Friday, October 12, 2012
In Defense of Grizzly Bear - LA Weekly
Grizzly Bear, the musical emblems of Williamsburg, played a solid, nearly two hour set at the Greek Theater last night. The quartet, boosted by a Phantom of the Opera-esque keyboardist looming in the shadows, presented a set of entirely original material with a flawless display of dynamics and musicality that most bands would have a very hard time rivaling. That seems to be why they get so much shit.
Recently New York Magazine ran a profile on Grizzly Bear that harped mostly on the financial difficulties of keeping a band afloat. To their credit, Grizzly Bear seemed to mostly dodge that topic and didn't really come off as complaining about the position they were in. Anybody who has gotten into the music business since, say, Bach, knows that the pile of money available is fairly slim and wholly unreliable.
What struck me most about the article was this: "Droste knows how his band is perceived, including by dedicated non-fans. They're occasionally charged with being prissy, tame, or 'polite' -- a recent Slate review lamented that they're 'pale and incorporeal and non-punk rock.' Droste wonders, sometimes, if any of those charges have to do with his sexuality."
As someone who has been listening to 2006's Yellow House and 2009's Veckatimest for the past two years, it wasn't until this article that I was aware that his sexuality was worthy of discussion. And knowing what I know, I still don't believe it is. And certainly not to contextualize their sound.
Rather than appearing polite or reliant upon "expensive and fastidious arrangements", Grizzly Bear have an eerie quality that is evident in all of their songs. They write the soundtrack for a seaside town in the off-season: the bumper cars are padlocked, the wind is a persistent and maddening presence and 90% of the population has disappeared.
The band set up on stage four across, each member capable of adding a dense harmonic vocal part to the proceedings. Bassist, clarinetist, tenor saxophonist and flutist Chris Taylor hung on stage right, honking through his under-mic'ed horns and fuzzed out basslines while towering vocal presence Ed Droste worked his guitars and applause-winning autoharp. Daniel Rossen, guitarist and Rhodes twinkler, worked his small space.
This collection of instruments might imply a twee and perhaps polite sound if it weren't for drummer Christopher Bear, who pummels and thrashes behind the delicate structure with abandon. Anyone accusing this crew of lacking muscle are probably not paying enough attention.
For all the intricacies of their recorded sound, what is most impressive about Grizzly Bear is their ability to recreate it on stage with only ten hands and four voices. Instead of aiming for creative reworkings, the band reaches for the recorded sound, which is not easy. Through it all, their light show captivates.
Eighteen oversized Edison bulbs rose and fell with the sound, creating a complex dance that resembled over-stimulated jellyfish carried by the current.

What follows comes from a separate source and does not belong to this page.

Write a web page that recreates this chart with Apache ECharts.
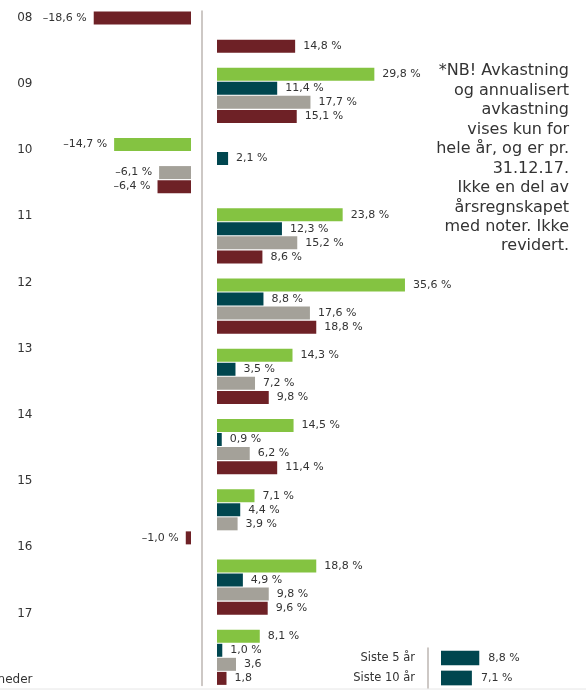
<!DOCTYPE html>
<html>
<head>
<meta charset="utf-8">
<script src="https://cdn.jsdelivr.net/npm/echarts@6/dist/echarts.min.js"></script>
<style>
html, body { margin: 0; padding: 0; background: #fff; }
#chart { width: 586px; height: 690px; }
</style>
</head>
<body>
<div id="chart"></div>
<script>
// år og serier (avkastning i %)
var years = ['08', '09', '10', '11', '12', '13', '14', '15', '16', '17'];
var yearLabels = years.concat(['neder']);
var green = [null, 29.8, -14.7, 23.8, 35.6, 14.3, 14.5, 7.1, 18.8, 8.1];
var teal = [-18.6, 11.4, 2.1, 12.3, 8.8, 3.5, 0.9, 4.4, 4.9, 1.0];
var gray = [null, 17.7, -6.1, 15.2, 17.6, 7.2, 6.2, 3.9, 9.8, 3.6];
var red = [14.8, 15.1, -6.4, 8.6, 18.8, 9.8, 11.4, -1.0, 9.6, 1.8];

// annualisert avkastning
var periods = ['Siste 5 år', 'Siste 10 år'];
var periodValues = [8.8, 7.1];

var colors = ['#84c341', '#00464f', '#a4a199', '#6e2126'];
var seriesValues = [green, teal, gray, red];
var font = 'DejaVu Sans';

var chart = echarts.init(document.getElementById('chart'));

// hver gruppe = 4 stolper + 1 tom rad (første tomme rad droppet)
var rowCount = years.length * 5 - 2;
var rows = [];
for (var i = 0; i < rowCount; i++) rows.push(String(i));

function fmt(v, pct) {
    var s = (v < 0 ? '\u2013' : '') + Math.abs(v).toFixed(1).replace('.', ',');
    return pct ? s + ' %' : s;
}

var series = [];
seriesValues.forEach(function (vals, k) {
    var neg = [], pos = [];
    for (var r = 0; r < rowCount; r++) { neg.push('-'); pos.push('-'); }
    vals.forEach(function (v, g) {
        if (v === null) return;
        var r = g * 5 + k - 1;
        var item = { value: v, pct: !(g === years.length - 1 && k >= 2) };
        if (g === 0 && k === 1) item.itemStyle = { color: colors[3] };
        if (v < 0) neg[r] = item; else pos[r] = item;
    });
    [neg, pos].forEach(function (data, side) {
        series.push({
            type: 'bar',
            xAxisIndex: side,
            yAxisIndex: side,
            data: data,
            barWidth: 13,
            barGap: '-100%',
            itemStyle: { color: colors[k] },
            label: {
                show: true,
                position: side === 0 ? 'left' : 'right',
                distance: side === 0 ? 7 : 8,
                fontFamily: font,
                fontSize: 11,
                color: '#333',
                formatter: function (p) { return fmt(p.data.value, p.data.pct); }
            }
        });
    });
});

series.push({
    type: 'bar',
    xAxisIndex: 3,
    yAxisIndex: 3,
    data: periodValues,
    barWidth: 14.7,
    itemStyle: { color: colors[1] },
    label: {
        show: true,
        position: 'right',
        distance: 9,
        fontFamily: font,
        fontSize: 11,
        color: '#333',
        formatter: function (p) { return fmt(p.value, true); }
    }
});

var rowAxis = {
    type: 'category',
    data: rows,
    inverse: true,
    axisLine: { show: false },
    axisTick: { show: false },
    axisLabel: { show: false }
};

var option = {
    animation: false,
    grid: [
        { left: 0, top: 11, width: 191, height: 674.4, outerBoundsMode: 'none' },
        { left: 217, top: 11, width: 211.2, height: 674.4, outerBoundsMode: 'none' },
        { left: 40, top: 17.5, width: 10, height: 662.2, outerBoundsMode: 'none' },
        { left: 441, top: 648, width: 87, height: 40, outerBoundsMode: 'none' }
    ],
    xAxis: [
        { gridIndex: 0, type: 'value', min: -191 / 5.23, max: 0, show: false },
        { gridIndex: 1, type: 'value', min: 0, max: 40, show: false },
        { gridIndex: 2, type: 'value', show: false },
        { gridIndex: 3, type: 'value', min: 0, max: 20, show: false }
    ],
    yAxis: [
        Object.assign({}, rowAxis, {
            gridIndex: 0,
            position: 'right',
            offset: 11,
            axisLine: { show: true, onZero: false, lineStyle: { color: '#bdb6b2', width: 1.5 } }
        }),
        Object.assign({}, rowAxis, { gridIndex: 1 }),
        {
            gridIndex: 2,
            type: 'category',
            data: yearLabels,
            inverse: true,
            boundaryGap: false,
            axisLine: { show: false },
            axisTick: { show: false },
            axisLabel: { margin: 7.5, fontFamily: font, fontSize: 12, color: '#333' }
        },
        {
            gridIndex: 3,
            type: 'category',
            data: periods,
            inverse: true,
            offset: 13,
            axisLine: { show: true, onZero: false, lineStyle: { color: '#bdb6b2', width: 1.5 } },
            axisTick: { show: false },
            axisLabel: { margin: 13, fontFamily: font, fontSize: 11.5, color: '#333' }
        }
    ],
    graphic: [
        {
            type: 'text',
            x: 569,
            y: 61.5,
            style: {
                text: '*NB! Avkastning\nog annualisert\navkastning\nvises kun for\nhele år, og er pr.\n31.12.17.\nIkke en del av\nårsregnskapet\nmed noter. Ikke\nrevidert.',
                align: 'right',
                fontFamily: font,
                fontSize: 16,
                lineHeight: 19.45,
                fill: '#333'
            }
        },
        {
            type: 'line',
            shape: { x1: 0, y1: 689, x2: 586, y2: 689 },
            style: { stroke: '#e6e6e6', lineWidth: 1 }
        }
    ],
    series: series
};

chart.setOption(option);
</script>
</body>
</html>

At one point people were clapping for the synchronized orchestration of the lights.
Aside from a tour of songs old and new, the band's most ambitious statement was to close the third song of their encore, 2009's "All We Ask," as an acoustic number. Absorbing all of the adoration and strangely illuminated trees, the outfit stripped down to the essence of intimacy and economics, with Droste and Taylor sharing a microphone as Rossen held his acoustic guitar above his shoulder and Bear stuttered over a tom-tom and tambourine. It was a declaration of trust that didn't go unrecognized.
In any other genre, such confidence and manipulation of dynamics would be highly prized. Grizzly Bear are wrestling for that reward and it is hard to argue with the results.
Personal Bias: I first discovered Grizzly Bear on a eight-hour long continuous mixtape a friend made for me as a wedding present.
The Crowd: Youths sneaking cigarettes, guys with well-cultivated stubble and Adam Scott.
Random Notebook Dump: The guy working the cameras seemed to be having his own directorial fantasy. There was enough going on with the lighting on stage that all those multiple exposures and fadeouts weren't really necessary.